Wednesday 25 June 2014

Proverbially speaking

A coffee shop has recently opened up next door to the pub I work in. This is great news because now when someone asks for a coffee, I can give them my best withering look that says "Really? You want to pay a pound for a cup of Nescafe instant in a stained mug when there is a coffee shop right next door serving the best flat white north of Haringey?" I have to communicate this sentiment using eyebrows only. If I said it out loud I would probably be sacked. 

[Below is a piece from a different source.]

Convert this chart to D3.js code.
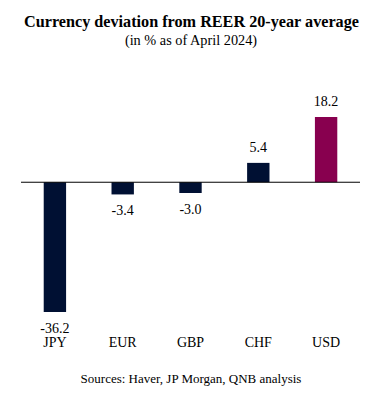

The only downside of this coffee shop is that the owner insists on littering the pavement with blackboards bearing soul-destroyingly cheerful messages of hope, love and encouragement to buy coffee. "Think Big!" an A-board yells at me as I autopilot my hungover body back to the bar I left only eight hours previously to clear up the mess that I left only eight hours previously. As I fumble for the key to open another day's drudgery my peripheral vision is assaulted with meaningless chirpy aphorisms: "Only YOU control your life", "A journey of a thousand miles begins with just a single coffee", "Happiness is in YOUR hands". You get the idea. There are new ones every day, including the comically ill-situated one pictured.

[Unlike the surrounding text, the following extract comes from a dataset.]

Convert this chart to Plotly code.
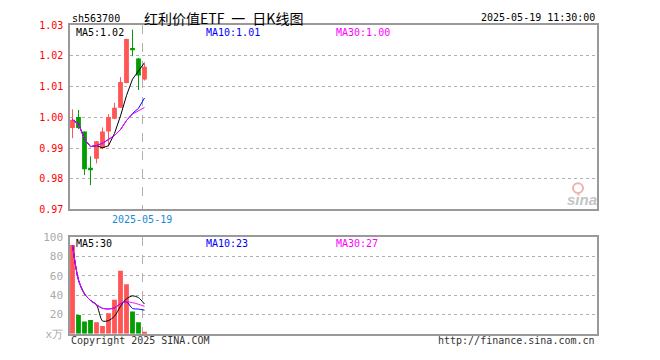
import plotly.graph_objects as go
import pandas as pd

# ---------------- data ----------------
symbol = "sh563700"
title_text = "红利价值ETF\u2002一\u2002日K线图"
timestamp = "2025-05-19 11:30:00"
last_date = "2025-05-19"

opens  = [0.9965, 1.0001, 0.9954, 0.9831, 0.9865, 0.9899, 0.9954, 0.9995, 1.0031, 1.0112, 1.0222, 1.0192, 1.0123]
closes = [0.9992, 0.9965, 0.9831, 0.9830, 0.9922, 0.9954, 1.0001, 1.0031, 1.0115, 1.0255, 1.0220, 1.0136, 1.0165]
highs  = [1.0026, 1.0024, 0.9954, 0.9873, 0.9923, 0.9967, 1.0010, 1.0047, 1.0131, 1.0256, 1.0286, 1.0193, 1.0174]
lows   = [0.9932, 0.9962, 0.9812, 0.9779, 0.9850, 0.9897, 0.9905, 0.9994, 1.0031, 1.0111, 1.0199, 1.0089, 1.0120]
volumes = [92, 19.3, 12.7, 14.3, 12, 8, 21.3, 35.3, 65.3, 51.3, 23, 12, 2]

price_ticks = [0.97, 0.98, 0.99, 1.00, 1.01, 1.02, 1.03]
vol_ticks = [0, 20, 40, 60, 80, 100]
vol_tick_text = ["x万", "20", "40", "60", "80", "100"]

price_ma_labels = ["MA5:1.02", "MA10:1.01", "MA30:1.00"]
vol_ma_labels = ["MA5:30", "MA10:23", "MA30:27"]
ma_windows = [5, 10, 30]

# ---------------- styles ----------------
W, H = 660, 360
RED = "#ff5555"
GREEN = "#009e00"
MA_COLORS = ["#000000", "#0000ff", "#ff00ff"]
FRAME = "#999999"
GRID = "#b0b0b0"
MONO = "DejaVu Sans Mono"

def fx(px):
    return px / W

def fy(py):
    return 1 - py / H

X0, X1 = 70, 597
PT, PB = 20, 211
VT, VB = 240, 340
SLOT = 6.0
r0 = -2.5 / SLOT
r1 = r0 + (X1 - X0) / SLOT

idx = list(range(len(closes)))
up = [c >= o for o, c in zip(opens, closes)]
colors = [RED if u else GREEN for u in up]

fig = go.Figure()

# wicks
for want_up, col in [(True, RED), (False, GREEN)]:
    wx, wy = [], []
    for i in idx:
        if up[i] == want_up:
            wx += [i, i, None]
            wy += [lows[i], highs[i], None]
    fig.add_trace(go.Scatter(x=wx, y=wy, mode="lines", line=dict(color=col, width=1),
                             xaxis="x", yaxis="y", hoverinfo="skip", showlegend=False))

# bodies
min_body = 0.0006
bases = [min(o, c) for o, c in zip(opens, closes)]
heights = [max(abs(c - o), min_body) for o, c in zip(opens, closes)]
fig.add_trace(go.Bar(x=idx, y=heights, base=bases, width=0.8, marker=dict(color=colors, line=dict(width=0)),
                     xaxis="x", yaxis="y", hoverinfo="skip", showlegend=False))

# price MAs (drawn so the MA30 ends on top)
cs = pd.Series(closes)
for w, col in zip(ma_windows, MA_COLORS):
    ma = cs.rolling(w, min_periods=1).mean()
    fig.add_trace(go.Scatter(x=idx, y=ma, mode="lines", line=dict(color=col, width=1),
                             xaxis="x", yaxis="y", hoverinfo="skip", showlegend=False))

# volume
fig.add_trace(go.Bar(x=idx, y=volumes, width=0.8, marker=dict(color=colors, line=dict(width=0)),
                     xaxis="x2", yaxis="y2", hoverinfo="skip", showlegend=False))
vs = pd.Series(volumes)
for w, col in zip(ma_windows, MA_COLORS):
    ma = vs.rolling(w, min_periods=1).mean()
    fig.add_trace(go.Scatter(x=idx, y=ma, mode="lines", line=dict(color=col, width=1, shape="spline", smoothing=0.8),
                             xaxis="x2", yaxis="y2", hoverinfo="skip", showlegend=False))

date_pos = idx[-1] - 0.4

common_x = dict(domain=[fx(X0), fx(X1)], range=[r0, r1], showline=True, mirror=True, linecolor=FRAME,
                linewidth=1.5, zeroline=False, showgrid=True, gridcolor=GRID, griddash="dash", gridwidth=1,
                tickvals=[date_pos], ticks="", fixedrange=True)

fig.update_layout(
    width=W, height=H, autosize=False,
    margin=dict(l=0, r=0, t=0, b=0),
    paper_bgcolor="white", plot_bgcolor="white",
    barmode="overlay", showlegend=False,
    font=dict(family=MONO, size=10, color="#000"),
    xaxis=dict(common_x, anchor="y", ticktext=[last_date],
               tickfont=dict(family=MONO, size=10, color="#1a8ad4")),
    xaxis2=dict(common_x, anchor="y2", showticklabels=False),
    yaxis=dict(domain=[fy(PB), fy(PT)], range=[price_ticks[0], price_ticks[-1]], anchor="x",
               showline=True, mirror=True, linecolor=FRAME, linewidth=1.5, zeroline=False,
               showgrid=True, gridcolor=GRID, griddash="dot", gridwidth=1,
               tickvals=price_ticks, ticktext=[f"{v:.2f}" for v in price_ticks], ticks="",
               tickfont=dict(family=MONO, size=10, color="#ff0000"), ticklabelstandoff=3, fixedrange=True),
    yaxis2=dict(domain=[fy(VB), fy(VT)], range=[vol_ticks[0], vol_ticks[-1]], anchor="x2",
                showline=True, mirror=True, linecolor=FRAME, linewidth=1.5, zeroline=False,
                showgrid=True, gridcolor=GRID, griddash="dot", gridwidth=1,
                tickvals=vol_ticks, ticktext=vol_tick_text, ticks="",
                tickfont=dict(family=MONO, size=11, color="#aaaaaa"), ticklabelstandoff=3, fixedrange=True),
)

ann = []
def txt(text, x, y, anchor="left", size=10, color="#000", family=MONO, **kw):
    ann.append(dict(text=text, x=fx(x), y=fy(y), xref="paper", yref="paper", xanchor=anchor,
                    yanchor="middle", showarrow=False, font=dict(family=family, size=size, color=color), **kw))

txt(symbol, 70, 13)
txt(title_text, 223, 12, anchor="center", size=14, family="Noto Sans CJK SC")
txt(timestamp, 597, 12, anchor="right")
for lab, x, col in zip(price_ma_labels, [74, 204, 334], MA_COLORS):
    txt(lab, x, 27, color=col)
for lab, x, col in zip(vol_ma_labels, [74, 204, 334], MA_COLORS):
    txt(lab, x, 246, color=col)
txt("Copyright 2025 SINA.COM", 69, 347, color="#333333")
txt("http://finance.sina.com.cn", 597, 347, anchor="right", color="#333333")
txt("<i><b>sina</b></i>", 582, 201, anchor="center", size=15, color="#c4c4c4", family="Liberation Sans")
fig.update_layout(annotations=ann)

fig.add_shape(type="circle", xref="paper", yref="paper", x0=fx(573), x1=fx(583), y0=fy(194), y1=fy(184),
              line=dict(color="#f2b0b0", width=2), fillcolor="rgba(0,0,0,0)")

fig.write_html("out.html")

*Not to be taken literally
 The grammatical and semantic oddness of "The best things in life are Coffee" deserves a blog-length deconstruction all of its own. Maybe I'll come back to it. 

But it has been a while since I brought up that old favourite of this blog: Donald E. Brown's list of Human Universals. This is the anthropologist's list of things that are either (in the weak interpretation) common in every human culture or (in the strong interpretation) universal to every human being. It's a fascinating read that I like to revisit whenever I need reminding that humans share a lot more in common than is commonly appreciated. Anyhow, way down the end of the list, 28th on the additions since 1989 addendum, is: "Proverbs and sayings in mutually contradictory forms" (An example from English would be: "too many cooks spoil the broth" and "many hands make light work").

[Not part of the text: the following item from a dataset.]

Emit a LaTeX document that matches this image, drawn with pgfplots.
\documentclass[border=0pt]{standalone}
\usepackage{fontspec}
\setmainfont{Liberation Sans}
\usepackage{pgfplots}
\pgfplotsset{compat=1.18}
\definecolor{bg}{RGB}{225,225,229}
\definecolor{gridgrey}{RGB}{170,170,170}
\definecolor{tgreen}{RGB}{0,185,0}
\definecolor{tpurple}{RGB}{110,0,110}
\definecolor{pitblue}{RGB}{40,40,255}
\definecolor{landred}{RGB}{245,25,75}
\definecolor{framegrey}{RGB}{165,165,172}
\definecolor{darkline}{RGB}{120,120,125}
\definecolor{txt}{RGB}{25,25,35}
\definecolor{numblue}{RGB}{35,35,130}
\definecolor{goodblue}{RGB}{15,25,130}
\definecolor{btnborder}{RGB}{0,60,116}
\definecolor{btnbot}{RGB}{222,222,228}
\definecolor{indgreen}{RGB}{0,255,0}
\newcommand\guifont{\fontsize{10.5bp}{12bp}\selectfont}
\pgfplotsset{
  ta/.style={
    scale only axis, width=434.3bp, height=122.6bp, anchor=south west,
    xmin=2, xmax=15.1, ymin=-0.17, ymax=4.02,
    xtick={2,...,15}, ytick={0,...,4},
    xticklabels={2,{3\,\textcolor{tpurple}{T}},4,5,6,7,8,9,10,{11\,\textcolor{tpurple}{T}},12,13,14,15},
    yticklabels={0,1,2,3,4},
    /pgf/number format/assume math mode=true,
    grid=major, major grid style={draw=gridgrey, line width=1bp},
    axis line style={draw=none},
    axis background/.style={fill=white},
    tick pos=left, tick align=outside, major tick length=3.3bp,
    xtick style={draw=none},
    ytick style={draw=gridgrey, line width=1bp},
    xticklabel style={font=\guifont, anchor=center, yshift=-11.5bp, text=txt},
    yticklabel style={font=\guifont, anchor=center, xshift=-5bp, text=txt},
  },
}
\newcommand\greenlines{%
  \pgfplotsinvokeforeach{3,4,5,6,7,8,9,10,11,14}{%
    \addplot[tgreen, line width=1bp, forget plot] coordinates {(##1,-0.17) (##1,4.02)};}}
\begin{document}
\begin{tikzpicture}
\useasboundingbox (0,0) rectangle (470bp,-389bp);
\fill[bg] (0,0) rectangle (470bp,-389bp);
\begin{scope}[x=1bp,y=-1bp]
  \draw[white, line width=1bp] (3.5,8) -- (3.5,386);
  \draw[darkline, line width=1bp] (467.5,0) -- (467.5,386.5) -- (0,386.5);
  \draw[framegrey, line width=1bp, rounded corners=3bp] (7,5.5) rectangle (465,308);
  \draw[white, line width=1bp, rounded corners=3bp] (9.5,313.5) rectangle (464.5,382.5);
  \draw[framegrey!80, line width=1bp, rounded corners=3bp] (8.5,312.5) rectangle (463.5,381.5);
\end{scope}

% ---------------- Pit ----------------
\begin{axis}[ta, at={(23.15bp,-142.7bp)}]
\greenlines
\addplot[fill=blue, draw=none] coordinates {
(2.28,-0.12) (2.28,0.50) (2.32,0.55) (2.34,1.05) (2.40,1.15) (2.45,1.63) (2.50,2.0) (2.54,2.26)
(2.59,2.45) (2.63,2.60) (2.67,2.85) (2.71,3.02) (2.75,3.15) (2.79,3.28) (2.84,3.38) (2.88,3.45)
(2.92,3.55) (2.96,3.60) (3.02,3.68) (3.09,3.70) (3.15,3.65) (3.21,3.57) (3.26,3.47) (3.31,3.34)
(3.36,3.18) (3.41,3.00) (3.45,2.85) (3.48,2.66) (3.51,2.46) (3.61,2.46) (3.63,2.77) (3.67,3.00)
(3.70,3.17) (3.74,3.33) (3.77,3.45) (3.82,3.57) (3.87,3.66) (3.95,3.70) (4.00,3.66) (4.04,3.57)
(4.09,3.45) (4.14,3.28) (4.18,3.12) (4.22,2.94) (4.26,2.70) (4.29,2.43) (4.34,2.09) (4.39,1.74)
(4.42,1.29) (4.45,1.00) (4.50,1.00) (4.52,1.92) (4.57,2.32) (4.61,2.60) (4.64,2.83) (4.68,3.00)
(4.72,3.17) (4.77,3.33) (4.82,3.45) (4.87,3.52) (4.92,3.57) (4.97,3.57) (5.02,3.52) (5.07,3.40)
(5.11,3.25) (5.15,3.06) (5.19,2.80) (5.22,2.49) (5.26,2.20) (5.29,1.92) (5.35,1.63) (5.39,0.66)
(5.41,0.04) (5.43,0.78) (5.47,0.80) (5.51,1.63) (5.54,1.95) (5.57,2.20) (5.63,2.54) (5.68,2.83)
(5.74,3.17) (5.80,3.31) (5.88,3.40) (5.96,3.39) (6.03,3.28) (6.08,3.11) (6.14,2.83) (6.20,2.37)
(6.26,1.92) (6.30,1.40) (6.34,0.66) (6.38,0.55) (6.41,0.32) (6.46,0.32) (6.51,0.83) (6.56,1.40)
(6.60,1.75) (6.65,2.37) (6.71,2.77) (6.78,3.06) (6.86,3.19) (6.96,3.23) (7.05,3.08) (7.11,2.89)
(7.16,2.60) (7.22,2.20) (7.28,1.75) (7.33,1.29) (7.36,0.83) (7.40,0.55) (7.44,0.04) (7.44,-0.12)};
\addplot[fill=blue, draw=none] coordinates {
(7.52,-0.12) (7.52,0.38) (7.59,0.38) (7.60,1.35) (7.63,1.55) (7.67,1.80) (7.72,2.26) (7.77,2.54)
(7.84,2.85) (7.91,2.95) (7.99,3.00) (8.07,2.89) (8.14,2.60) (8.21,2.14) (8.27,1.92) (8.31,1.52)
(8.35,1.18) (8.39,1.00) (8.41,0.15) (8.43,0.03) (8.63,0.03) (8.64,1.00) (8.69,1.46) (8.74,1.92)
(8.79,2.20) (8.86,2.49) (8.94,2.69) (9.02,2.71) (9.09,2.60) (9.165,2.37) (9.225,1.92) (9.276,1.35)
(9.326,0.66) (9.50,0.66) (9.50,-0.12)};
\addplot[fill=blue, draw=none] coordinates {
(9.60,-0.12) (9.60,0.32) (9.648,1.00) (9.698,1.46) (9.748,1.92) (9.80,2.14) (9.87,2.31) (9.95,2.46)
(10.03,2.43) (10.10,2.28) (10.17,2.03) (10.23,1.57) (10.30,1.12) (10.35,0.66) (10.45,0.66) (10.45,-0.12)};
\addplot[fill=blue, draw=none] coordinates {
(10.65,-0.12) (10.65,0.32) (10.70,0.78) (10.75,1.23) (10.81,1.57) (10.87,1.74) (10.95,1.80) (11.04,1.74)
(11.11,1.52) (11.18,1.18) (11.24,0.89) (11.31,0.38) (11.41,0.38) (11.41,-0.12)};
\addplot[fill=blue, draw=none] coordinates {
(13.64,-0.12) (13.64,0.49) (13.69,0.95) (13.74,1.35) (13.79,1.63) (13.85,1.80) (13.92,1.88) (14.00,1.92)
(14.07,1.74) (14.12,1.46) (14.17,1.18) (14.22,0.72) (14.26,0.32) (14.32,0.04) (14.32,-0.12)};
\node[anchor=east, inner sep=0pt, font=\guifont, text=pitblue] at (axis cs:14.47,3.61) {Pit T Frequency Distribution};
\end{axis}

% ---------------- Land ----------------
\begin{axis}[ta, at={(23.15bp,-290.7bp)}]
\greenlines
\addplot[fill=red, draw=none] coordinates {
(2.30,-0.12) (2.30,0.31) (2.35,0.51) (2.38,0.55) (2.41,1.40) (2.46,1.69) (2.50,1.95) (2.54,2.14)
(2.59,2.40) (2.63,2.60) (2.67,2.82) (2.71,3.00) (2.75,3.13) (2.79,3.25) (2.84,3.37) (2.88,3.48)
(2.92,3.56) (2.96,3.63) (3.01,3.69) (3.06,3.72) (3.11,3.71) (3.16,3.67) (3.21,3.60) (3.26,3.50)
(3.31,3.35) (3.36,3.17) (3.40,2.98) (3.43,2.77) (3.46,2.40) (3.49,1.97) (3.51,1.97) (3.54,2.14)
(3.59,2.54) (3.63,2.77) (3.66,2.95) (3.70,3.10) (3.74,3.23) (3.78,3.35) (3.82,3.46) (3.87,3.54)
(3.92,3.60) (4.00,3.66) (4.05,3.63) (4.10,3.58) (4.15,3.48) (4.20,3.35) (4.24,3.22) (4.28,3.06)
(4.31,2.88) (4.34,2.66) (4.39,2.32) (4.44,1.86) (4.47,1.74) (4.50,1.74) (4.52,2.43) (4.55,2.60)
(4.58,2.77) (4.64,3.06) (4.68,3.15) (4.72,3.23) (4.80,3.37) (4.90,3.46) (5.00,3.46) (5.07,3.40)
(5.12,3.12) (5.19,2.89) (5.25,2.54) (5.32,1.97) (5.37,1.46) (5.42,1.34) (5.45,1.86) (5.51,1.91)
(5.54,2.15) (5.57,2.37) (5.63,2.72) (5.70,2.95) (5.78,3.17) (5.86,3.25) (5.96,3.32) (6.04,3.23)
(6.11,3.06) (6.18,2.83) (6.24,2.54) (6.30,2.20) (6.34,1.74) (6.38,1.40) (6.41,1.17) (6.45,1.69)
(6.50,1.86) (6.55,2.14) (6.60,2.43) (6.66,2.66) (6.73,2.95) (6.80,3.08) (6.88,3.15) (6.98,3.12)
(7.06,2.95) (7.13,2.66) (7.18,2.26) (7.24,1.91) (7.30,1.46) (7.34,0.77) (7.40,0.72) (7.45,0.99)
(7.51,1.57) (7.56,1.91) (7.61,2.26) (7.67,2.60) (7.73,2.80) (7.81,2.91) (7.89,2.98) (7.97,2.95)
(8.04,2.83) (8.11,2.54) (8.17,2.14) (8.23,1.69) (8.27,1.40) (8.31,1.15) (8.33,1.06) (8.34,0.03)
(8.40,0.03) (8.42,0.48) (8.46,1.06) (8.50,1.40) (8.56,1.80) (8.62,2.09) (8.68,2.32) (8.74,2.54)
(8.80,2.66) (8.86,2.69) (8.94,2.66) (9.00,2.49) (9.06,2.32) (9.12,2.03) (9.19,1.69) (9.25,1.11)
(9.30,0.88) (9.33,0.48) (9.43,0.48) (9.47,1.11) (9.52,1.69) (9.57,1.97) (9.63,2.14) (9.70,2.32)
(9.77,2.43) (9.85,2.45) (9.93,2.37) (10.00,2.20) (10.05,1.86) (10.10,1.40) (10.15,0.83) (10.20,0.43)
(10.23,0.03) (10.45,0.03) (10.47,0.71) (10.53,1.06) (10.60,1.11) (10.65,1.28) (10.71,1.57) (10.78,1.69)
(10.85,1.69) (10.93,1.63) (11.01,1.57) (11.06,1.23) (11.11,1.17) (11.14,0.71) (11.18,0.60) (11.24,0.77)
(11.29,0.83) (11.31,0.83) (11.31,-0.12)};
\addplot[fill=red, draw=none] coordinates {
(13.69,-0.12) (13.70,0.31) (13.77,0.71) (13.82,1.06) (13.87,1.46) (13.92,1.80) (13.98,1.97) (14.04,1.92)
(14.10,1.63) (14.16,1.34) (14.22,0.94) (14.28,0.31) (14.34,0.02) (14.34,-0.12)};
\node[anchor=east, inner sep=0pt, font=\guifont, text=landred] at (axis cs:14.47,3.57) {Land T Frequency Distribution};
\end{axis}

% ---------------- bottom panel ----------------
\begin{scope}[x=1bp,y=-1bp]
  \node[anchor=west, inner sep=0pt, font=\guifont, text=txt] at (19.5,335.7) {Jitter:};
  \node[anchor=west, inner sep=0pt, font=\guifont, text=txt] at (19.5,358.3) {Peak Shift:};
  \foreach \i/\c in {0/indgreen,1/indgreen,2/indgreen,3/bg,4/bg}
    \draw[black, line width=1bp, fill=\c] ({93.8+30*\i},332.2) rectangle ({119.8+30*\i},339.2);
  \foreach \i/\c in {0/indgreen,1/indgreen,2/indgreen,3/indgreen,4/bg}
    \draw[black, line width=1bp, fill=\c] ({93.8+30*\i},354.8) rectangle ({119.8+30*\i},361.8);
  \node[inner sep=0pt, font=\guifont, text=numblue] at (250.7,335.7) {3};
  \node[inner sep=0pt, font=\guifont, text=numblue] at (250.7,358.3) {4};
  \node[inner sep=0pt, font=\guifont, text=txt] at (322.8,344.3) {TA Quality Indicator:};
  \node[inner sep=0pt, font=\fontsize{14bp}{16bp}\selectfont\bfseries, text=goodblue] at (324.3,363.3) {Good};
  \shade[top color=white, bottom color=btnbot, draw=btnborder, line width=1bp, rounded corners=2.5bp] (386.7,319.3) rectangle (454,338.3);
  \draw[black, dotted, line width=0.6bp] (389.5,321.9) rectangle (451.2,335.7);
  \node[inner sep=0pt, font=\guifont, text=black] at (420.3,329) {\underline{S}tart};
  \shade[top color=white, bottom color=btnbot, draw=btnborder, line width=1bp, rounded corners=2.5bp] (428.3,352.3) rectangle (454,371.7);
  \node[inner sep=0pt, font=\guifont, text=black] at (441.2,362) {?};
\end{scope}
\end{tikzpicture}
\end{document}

What do I conclude from this? Not much and much. There is much that is contradictory in human behaviour. I suppose our proverbs would reflect that. I read this Anglo-Saxon one the other day and it seems as relevant today as when anonymously penned (or quilled or carved or whatever they did in those days) more than a millennium ago:



Man deþ swá hé byþ þonne hé mót swá hé wile 

Man does as he is when he does as he wishes

Or, as philologist Tom Shippey translates more coloquially: "You show what you are like when you can do what you like." It works on many levels. I like to read it as a moral lesson showing the worthlessness of the idle rich, but also as a reminder to myself to spend my free time productively. I have a day off today. Maybe I'll go for a coffee.  

  

1 comment:

  1. Have a flat white, but don't grow a beard. Wash the mugs with bleach to remove stains.